As I sit here and look out my kitchen windows I see how the branches of trees are reaching to the ground with the weight of the recent foot and a half plus of snow that Mother Nature dumped on us (she's sitting on a white-colored sand beach with a Pina Colada in her hand, snickering right now).
While the beauty of the scenery is spread out before me, I can't help but reminisce about my early childhood in Vermont. I was born during a blizzard and playing in the snow was part of my daily routine. It was nothing for my mother to bundle up my brother and I with enough layers of clothing that caused us to walk like Frankenstein but with certainty that her children were warm enough to withstand the harsh cold of Vermont.
I remember sledding down Hilltop Avenue on my wooden-slatted Radio Flyer sled and then of course the silver metal saucers and the heavy metal toboggans that of course were death sleds if you went up a jump and leaned to the wrong side. But I lived to tell about those death-defying rides which back then, simply evoked peals of laughter and a lot of chapped lips.
Of course, I didn't have to shovel any of it when I was younger but now, as an adult, I find myself looking at the snow with one eye closed and tyring to ascertain how much Tylenol I will need to alleviate the back pain incurred from shoveling all the snow (as I am doing right at this moment).

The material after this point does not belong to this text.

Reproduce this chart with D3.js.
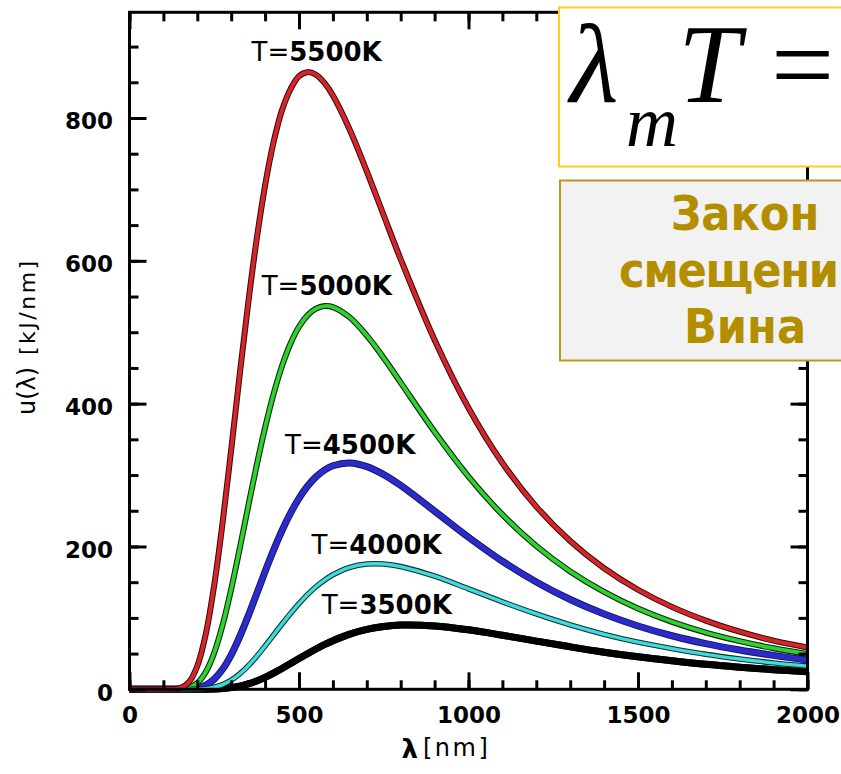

There is something wondrous about snow - especially when one has children with whom to enjoy that wonder. Snowmen with varying sizes of bodies, vegetable adornments and of course, the illustrious hat. Spray painting snow with food coloring. Snowball fights and forts. I remember not caring how much snow was on the ground but about playing in it, with it and how many things I could make with it.
While I balk at going outside because I do not like to be cold (and unfortunately, the Coumadin I take makes me a good candidate for an extra freezer because I am cold all the time), my son delights in newly fallen snow and I see myself in him - the way I used to be when I was his age - and his cajoling breaks me down and I end up outside with him and find myself enjoying the simple things that make him happy.

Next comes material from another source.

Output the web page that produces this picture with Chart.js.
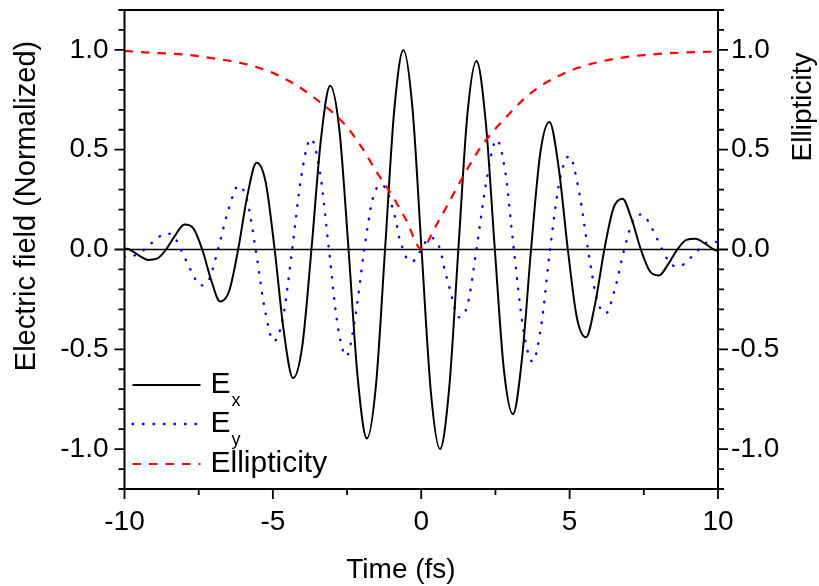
<!DOCTYPE html>
<html><head><meta charset="utf-8">
<script src="https://cdn.jsdelivr.net/npm/chart.js@4"></script>
<style>html,body{margin:0;padding:0;background:#fff}#wrap{width:819px;height:586px}</style>
</head><body><div id="wrap"><canvas id="c" width="819" height="586"></canvas></div>
<script>
// ---- data ----
const exTime = [-10,-9.83,-9.52,-9.21,-8.905,-8.6,-8.29,-7.98,-7.68,-7.38,-7.08,-6.78,-6.475,-6.17,-5.86,-5.55,-5.245,-4.94,-4.63,-4.32,-4.01,-3.70,-3.385,-3.07,-2.76,-2.45,-2.14,-1.83,-1.525,-1.22,-0.91,-0.60,-0.295,0.01,0.32,0.63,0.94,1.25,1.555,1.86,2.17,2.48,2.785,3.09,3.395,3.70,4.01,4.32,4.63,4.94,5.245,5.55,5.86,6.17,6.475,6.78,7.09,7.40,7.705,8.01,8.32,8.63,8.935,9.24,9.55,9.86,10];
const exField = [0.005,0,-0.029,-0.052,-0.046,0,0.071,0.125,0.106,0,-0.153,-0.26,-0.209,0,0.270,0.435,0.339,0,-0.413,-0.644,-0.484,0,0.546,0.82,0.601,0,-0.646,-0.947,-0.679,0,0.698,1.0,0.707,0,-0.707,-1.0,-0.697,0,0.677,0.944,0.645,0,-0.603,-0.825,-0.547,0,0.482,0.639,0.412,0,-0.342,-0.44,-0.271,0,0.206,0.254,0.152,0,-0.109,-0.13,-0.074,0,0.048,0.054,0.031,0,-0.008];

const eyTime = [-10,-9.85,-9.6,-9.33,-8.965,-8.6,-8.35,-8.1,-7.765,-7.43,-7.14,-6.85,-6.505,-6.16,-5.87,-5.58,-5.275,-4.97,-4.66,-4.35,-4.035,-3.72,-3.415,-3.11,-2.815,-2.52,-2.22,-1.92,-1.625,-1.33,-1.15,-0.99,-0.8,-0.74,-0.62,-0.49,-0.33,-0.2,0.0,0.18,0.33,0.45,0.6,0.7,0.77,0.85,1.0,1.12,1.28,1.57,1.86,2.2,2.54,2.83,3.12,3.435,3.75,4.045,4.34,4.665,4.99,5.305,5.62,5.92,6.22,6.53,6.84,7.14,7.44,7.78,8.12,8.4,8.68,9.015,9.35,9.6,9.85,10];
const eyField = [-0.035,-0.04,-0.025,0,0.048,0.08,0.069,0,-0.104,-0.18,-0.147,0,0.196,0.32,0.248,0,-0.297,-0.46,-0.341,0,0.374,0.555,0.389,0,-0.382,-0.535,-0.334,0,0.26,0.325,0.29,0.22,0.107,0.057,0.005,-0.044,-0.06,-0.05,0,0.045,0.06,0.05,0.015,-0.038,-0.088,-0.136,-0.22,-0.29,-0.34,-0.271,0,0.345,0.55,0.391,0,-0.395,-0.562,-0.379,0,0.346,0.468,0.301,0,-0.249,-0.32,-0.195,0,0.144,0.176,0.104,0,-0.072,-0.085,-0.05,0,0.034,0.04,0.035];

const ellTime = [-10,-9,-8,-7,-6,-5,-4.5,-4,-3.5,-3,-2.5,-2,-1.5,-1,-0.5,0,0.5,1,1.5,2,2.5,3,3.5,4,4.5,5,6,7,8,9,10];
const ellValue = [0.995,0.985,0.977,0.958,0.932,0.885,0.848,0.803,0.748,0.688,0.614,0.51,0.388,0.275,0.145,0.003,0.12,0.255,0.39,0.512,0.605,0.685,0.76,0.817,0.86,0.895,0.94,0.966,0.98,0.988,0.992];

const seriesNames = ['E', 'E', 'Ellipticity'];
const seriesSubs = ['x', 'y', ''];
const xTickValues = [-10, -5, 0, 5, 10];
const yTickValues = [-1.0, -0.5, 0.0, 0.5, 1.0];
const axisTitles = {x: 'Time (fs)', y: 'Electric field (Normalized)', y2: 'Ellipticity'};

// ---- chart ----
const FONT = "'Liberation Sans', Arial, Helvetica, sans-serif";
const pts = (t, v) => t.map((x, i) => ({x, y: v[i]}));

function rotText(ctx, text, x, y, size) {
  ctx.save();
  ctx.translate(x, y); ctx.rotate(-Math.PI / 2);
  ctx.font = size + 'px ' + FONT; ctx.fillStyle = '#000';
  ctx.textAlign = 'center'; ctx.textBaseline = 'alphabetic';
  ctx.fillText(text, 0, 0);
  ctx.restore();
}

const decor = {
  id: 'decor',
  beforeDatasetsDraw(chart) {
    const {ctx, chartArea: a, scales} = chart;
    const y0 = scales.y.getPixelForValue(0);
    ctx.save();
    ctx.strokeStyle = '#000'; ctx.lineWidth = 1.6;
    ctx.beginPath(); ctx.moveTo(a.left, y0); ctx.lineTo(a.right, y0); ctx.stroke();
    ctx.restore();
  },
  afterDatasetsDraw(chart) {
    const {ctx, chartArea: a, scales} = chart;
    ctx.save();
    ctx.strokeStyle = '#000'; ctx.lineWidth = 2; ctx.setLineDash([]);
    ctx.lineCap = 'butt';
    ctx.strokeRect(a.left, a.top, a.right - a.left, a.bottom - a.top);
    ctx.lineWidth = 1.8;
    ctx.beginPath();
    for (let k = -12; k <= 12; k++) {
      const v = k / 10;
      const major = Math.abs(k % 5) === 0 && Math.abs(k) <= 10;
      const len = major ? 10 : 6;
      const py = scales.y.getPixelForValue(v);
      ctx.moveTo(a.left, py); ctx.lineTo(a.left - len, py);
      const py2 = scales.y2.getPixelForValue(v);
      ctx.moveTo(a.right, py2); ctx.lineTo(a.right + len, py2);
    }
    for (let k = -4; k <= 4; k++) {
      const px = scales.x.getPixelForValue(k * 2.5);
      ctx.moveTo(px, a.bottom); ctx.lineTo(px, a.bottom + (k % 2 === 0 ? 10 : 6));
    }
    ctx.stroke();
    // axis titles
    rotText(ctx, axisTitles.y, 35, 206, 29);
    rotText(ctx, axisTitles.y2, 811, 107, 28);
    ctx.font = '28px ' + FONT; ctx.fillStyle = '#000';
    ctx.textAlign = 'center'; ctx.textBaseline = 'alphabetic';
    ctx.fillText(axisTitles.x, 401, 578);
    // legend
    const rows = [a.bottom - 104, a.bottom - 65, a.bottom - 25];
    const x0 = a.left + 8, x1 = a.left + 76, tx = a.left + 86;
    chart.data.datasets.forEach((ds, i) => {
      const y = rows[i];
      ctx.save();
      ctx.strokeStyle = ds.borderColor; ctx.lineWidth = ds.borderWidth;
      ctx.setLineDash(ds.borderDash || []);
      ctx.lineCap = ds.borderCapStyle || 'butt';
      ctx.beginPath(); ctx.moveTo(x0, y); ctx.lineTo(x1, y); ctx.stroke();
      ctx.restore();
      ctx.fillStyle = '#000';
      ctx.textBaseline = 'middle'; ctx.textAlign = 'left';
      ctx.font = '30px ' + FONT;
      ctx.fillText(seriesNames[i], tx, y);
      if (seriesSubs[i]) {
        const w = ctx.measureText(seriesNames[i]).width;
        ctx.font = '18px ' + FONT;
        ctx.fillText(seriesSubs[i], tx + w + 1, y + 16);
      }
    });
    ctx.restore();
  }
};

const tickFont = {family: FONT, size: 28};
const yFmt = v => (Math.abs(v) < 1e-9 ? 0 : v).toFixed(1);
const noPad = s => { s.paddingTop = 0; s.paddingBottom = 0; };

new Chart(document.getElementById('c'), {
  type: 'line',
  data: {
    datasets: [
      {label: 'Ex', data: pts(exTime, exField), yAxisID: 'y', borderColor: '#000000', borderWidth: 2, fill: false, order: 1},
      {label: 'Ey', data: pts(eyTime, eyField), yAxisID: 'y', borderColor: '#0000ff', borderWidth: 2.4, borderDash: [0.5, 10], borderCapStyle: 'round', fill: false, order: 2},
      {label: 'Ellipticity', data: pts(ellTime, ellValue), yAxisID: 'y2', borderColor: '#ff0000', borderWidth: 2.2, borderDash: [8.5, 8], fill: false, order: 0}
    ]
  },
  options: {
    responsive: false, animation: false, devicePixelRatio: 1,
    layout: {padding: {top: 10, left: 0, right: 0, bottom: 0}},
    plugins: {legend: {display: false}, tooltip: {enabled: false}},
    elements: {point: {radius: 0}, line: {cubicInterpolationMode: 'monotone'}},
    scales: {
      x: {
        type: 'linear', min: -10, max: 10,
        afterBuildTicks: s => { s.ticks = xTickValues.map(v => ({value: v})); },
        ticks: {font: tickFont, color: '#000', padding: 16, maxRotation: 0, autoSkip: false, callback: v => String(v)},
        grid: {display: false, drawTicks: false}, border: {display: false},
        afterFit: s => { s.height = 97; s.paddingLeft = 0; s.paddingRight = 0; }
      },
      y: {
        position: 'left', min: -1.2, max: 1.2,
        afterBuildTicks: s => { s.ticks = yTickValues.map(v => ({value: v})); },
        ticks: {font: tickFont, color: '#000', padding: 16, autoSkip: false, callback: yFmt},
        grid: {display: false, drawTicks: false}, border: {display: false},
        afterFit: s => { s.width = 124.5; noPad(s); }
      },
      y2: {
        position: 'right', min: -1.2, max: 1.2,
        afterBuildTicks: s => { s.ticks = yTickValues.map(v => ({value: v})); },
        ticks: {font: tickFont, color: '#000', padding: 13, autoSkip: false, callback: yFmt},
        grid: {display: false, drawTicks: false}, border: {display: false},
        afterFit: s => { s.width = 101; noPad(s); }
      }
    }
  },
  plugins: [decor]
});
</script></body></html>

We are collecting a few spray bottles right now to take outside which will hold various colors of food coloring to pretend we are Picasso or Michaelangelo.
The snowbanks and snow-covered bark may not be the ceiling of the Sistine Chapel but for my son, they are places that he express his own creativity and be a kid.
And that's what matters most to me.
Of course, the hot chocolate and whipped cream that will follow our journey out into the winter wonderland will be an enticement back in all unto itself.